Well, working that way was extremely boring (laughs). I felt the need to reinvent my profession, and the first step was to bring back the craft of traditional spectacle-makers. That’s why I moved to Oyonnax, cradle of this craft in France.
I was trained by a prototypist who learned me the whole process of making an acetate frame: from the first sketch to the final polishing. Between “lessons”, I kept practising with vintage frames, and while doing this the idea of creating Retroviseur Workshop came to my mind.
What were your main sources of inspiration to create your universe and your working approach?
I’ve always tried to look into different “disciplines”. For example my way of work, as you surely can tell, is heavily influenced by the world of tattooing. Also, the boom in DIY culture inspired me to experiment, to push my limits to create custom frames. Music is also very important to me, as it helps me to define the mood for every new collection.
Besides that, I feel lucky to be able to collaborate with artists, painters and photographers in a regular basis… I think that every person we work with helps us to grow and evolve.
Recently, you have started to work by appointment, customizing your vintage frames with input from your clients… How did you came out with this idea?
At this moment, i have more than a thousand frames in stock, classified by shape and era, so working like this became essential to be capable of finding the perfect pair of glasses for every customer. They live this experience like something beyond a regular sale, because we work side by side in a made-to-measure project.Appointments take roughly one hour. Before all else, we talk for a moment about the style they are looking for, so we can start digging until finding the perfect one. From there on, we can discuss about customisation, and of course about graduating their eyesight if needed!
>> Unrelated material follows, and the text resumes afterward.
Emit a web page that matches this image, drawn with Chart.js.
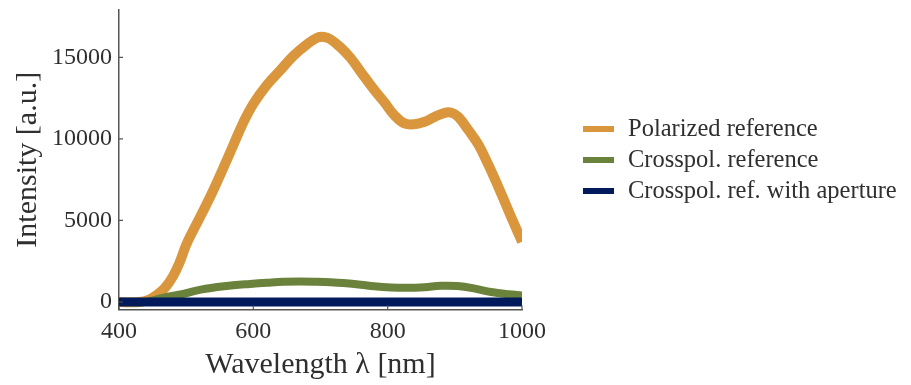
<!DOCTYPE html>
<html>
<head>
<meta charset="utf-8">
<script src="https://cdn.jsdelivr.net/npm/chart.js@4/dist/chart.umd.min.js"></script>
<style>
  html, body { margin: 0; padding: 0; background: #ffffff; }
  canvas { display: block; }
</style>
</head>
<body>
<canvas id="spectra" width="911" height="385"></canvas>
<script>
// Wavelength grid (nm) and intensities (a.u.) for each measured spectrum
const polarizedWavelength = [400, 430, 445, 455, 468, 480, 490, 500, 510, 520, 531, 542, 553, 570, 585, 600, 620, 640, 660, 680, 695, 705, 715, 730, 745, 760, 780, 795, 810, 825, 840, 855, 870, 885, 895, 905, 920, 935, 950, 969, 985, 1000];
const polarizedIntensity  = [0, 0, 150, 400, 850, 1550, 2400, 3500, 4350, 5150, 6050, 7000, 8000, 9600, 11000, 12150, 13300, 14200, 15100, 15800, 16200, 16250, 16100, 15600, 14950, 14100, 13000, 12250, 11450, 10950, 10900, 11050, 11350, 11600, 11600, 11350, 10550, 9650, 8400, 6650, 5100, 3700];

const crosspolWavelength = [400, 440, 455, 470, 485, 496, 515, 546, 570, 595, 620, 645, 670, 695, 715, 734, 760, 780, 805, 829, 855, 879, 904, 930, 954, 980, 1000];
const crosspolIntensity  = [0, 0, 150, 300, 420, 500, 700, 915, 1030, 1110, 1180, 1240, 1260, 1240, 1210, 1160, 1060, 960, 890, 870, 910, 990, 975, 820, 610, 470, 400];

const apertureWavelength = [400, 500, 600, 700, 800, 900, 1000];
const apertureIntensity  = [0, 0, 0, 0, 0, 0, 0];

const seriesLabels = ['Polarized reference', 'Crosspol. reference', 'Crosspol. ref. with aperture'];
const seriesColors = ['#D9963C', '#6A823B', '#001A5C'];

const xTicks = [400, 600, 800, 1000];
const yTicks = [0, 5000, 10000, 15000];

const toPoints = (xs, ys) => xs.map((x, i) => ({ x: x, y: ys[i] }));

const serif = '"Liberation Serif", "Times New Roman", serif';
const textColor = '#2f2f2f';
const axisColor = '#555555';

// Short tick marks pointing into the plotting area
const innerTicks = {
  id: 'innerTicks',
  afterDraw(chart) {
    const { ctx, chartArea, scales } = chart;
    ctx.save();
    ctx.strokeStyle = axisColor;
    ctx.lineWidth = 1.2;
    ctx.beginPath();
    xTicks.forEach(v => {
      const px = scales.x.getPixelForValue(v);
      ctx.moveTo(px, chartArea.bottom);
      ctx.lineTo(px, chartArea.bottom - 4);
    });
    yTicks.forEach(v => {
      const py = scales.y.getPixelForValue(v);
      ctx.moveTo(chartArea.left, py);
      ctx.lineTo(chartArea.left + 4, py);
    });
    ctx.stroke();
    ctx.restore();
  }
};

// Legend to the right of the plot: thin colour bar followed by the series name
const sideLegend = {
  id: 'sideLegend',
  afterDraw(chart) {
    const { ctx } = chart;
    const left = 583, barW = 31, barH = 6, gap = 14, top = 129, step = 31;
    ctx.save();
    ctx.font = '24.5px ' + serif;
    ctx.textBaseline = 'alphabetic';
    ctx.textAlign = 'left';
    chart.data.datasets.forEach((ds, i) => {
      const cy = top + i * step;
      ctx.fillStyle = ds.borderColor;
      ctx.fillRect(left, cy - barH / 2, barW, barH);
      ctx.fillStyle = textColor;
      ctx.fillText(ds.label, left + barW + gap, cy + 7);
    });
    ctx.restore();
  }
};

const plainNumber = v => String(v);

// Fixed axis boxes so the plotting area keeps its place
const fixAxisBox = size => axis => {
  if (axis.isHorizontal()) { axis.height = size; } else { axis.width = size; }
  axis.paddingTop = 0;
  axis.paddingBottom = 0;
  axis.paddingLeft = 0;
  axis.paddingRight = 0;
};

new Chart(document.getElementById('spectra'), {
  type: 'line',
  data: {
    datasets: [
      {
        label: seriesLabels[0],
        data: toPoints(polarizedWavelength, polarizedIntensity),
        borderColor: seriesColors[0],
        borderWidth: 10,
        order: 3
      },
      {
        label: seriesLabels[1],
        data: toPoints(crosspolWavelength, crosspolIntensity),
        borderColor: seriesColors[1],
        borderWidth: 8,
        order: 2
      },
      {
        label: seriesLabels[2],
        data: toPoints(apertureWavelength, apertureIntensity),
        borderColor: seriesColors[2],
        borderWidth: 9,
        order: 1
      }
    ]
  },
  options: {
    responsive: false,
    animation: false,
    devicePixelRatio: 1,
    layout: { padding: { left: 0, top: 10, right: 389, bottom: 0 } },
    elements: {
      point: { radius: 0 },
      line: { tension: 0.4, fill: false, borderCapStyle: 'butt', borderJoinStyle: 'round' }
    },
    plugins: {
      legend: { display: false },
      tooltip: { enabled: false }
    },
    scales: {
      x: {
        type: 'linear',
        min: 400,
        max: 1000,
        afterBuildTicks: axis => { axis.ticks = xTicks.map(v => ({ value: v })); },
        afterFit: fixAxisBox(75.5),
        grid: { display: false, drawTicks: false },
        border: { display: true, color: axisColor, width: 1.5 },
        ticks: { color: textColor, font: { family: serif, size: 24 }, padding: 8, maxRotation: 0, callback: plainNumber },
        title: {
          display: true,
          text: 'Wavelength λ [nm]',
          color: textColor,
          font: { family: serif, size: 30 },
          padding: { top: 0, bottom: 2 }
        }
      },
      y: {
        type: 'linear',
        min: -460,
        max: 17900,
        afterBuildTicks: axis => { axis.ticks = yTicks.map(v => ({ value: v })); },
        afterFit: fixAxisBox(119),
        grid: { display: false, drawTicks: false },
        border: { display: true, color: axisColor, width: 1.5 },
        ticks: { color: textColor, font: { family: serif, size: 24 }, padding: 7, callback: plainNumber },
        title: {
          display: true,
          text: 'Intensity [a.u.]',
          color: textColor,
          font: { family: serif, size: 30 },
          padding: { top: 10, bottom: 10 }
        }
      }
    }
  },
  plugins: [innerTicks, sideLegend]
});
</script>
</body>
</html>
What kind of customisation do you propose to your clients?
For every frame, there are many possible modifications that we can apply. From an straightforward change of color, to a modification of the frame’s shape. We can even re-sculpt them using a soldering iron, or drill holes on the frame, adding metal rings or punk-style nails. We work with our customers to make each frame unique… the possibilities are endless!
When we speak about vintage and upcycling, there is often talk about its ecological value. What importance do you place on this?
Right now, this is an important and necessary conversation. They’re countless used and unsold spectacle frames all around the world that aren’t put to use… so many, that we could actually open a shop like mine in every city. Instead of fabricating more and more, we should give them a second life. Upcycling is a fundamental weapon if we want to start doing something for our planet, it’s time for an ecological transition, and I’m proud of being able to play a part on it in a domain that is yet quite unexplored.
Let’s finish with a more personal question: what’s your favorite vintage object?
My “cult” vintage item is a green checkered shirt, thrifted in a second hand store in Montreal five years ago. The shape is perfect, the style timeless, and the quality of the fabric is amazing. Also, it reminds me of my love for that city, where I actually had the idea of creating my shop… who knows, maybe one day Retroviseur’s adventure will continue in that wonderful city.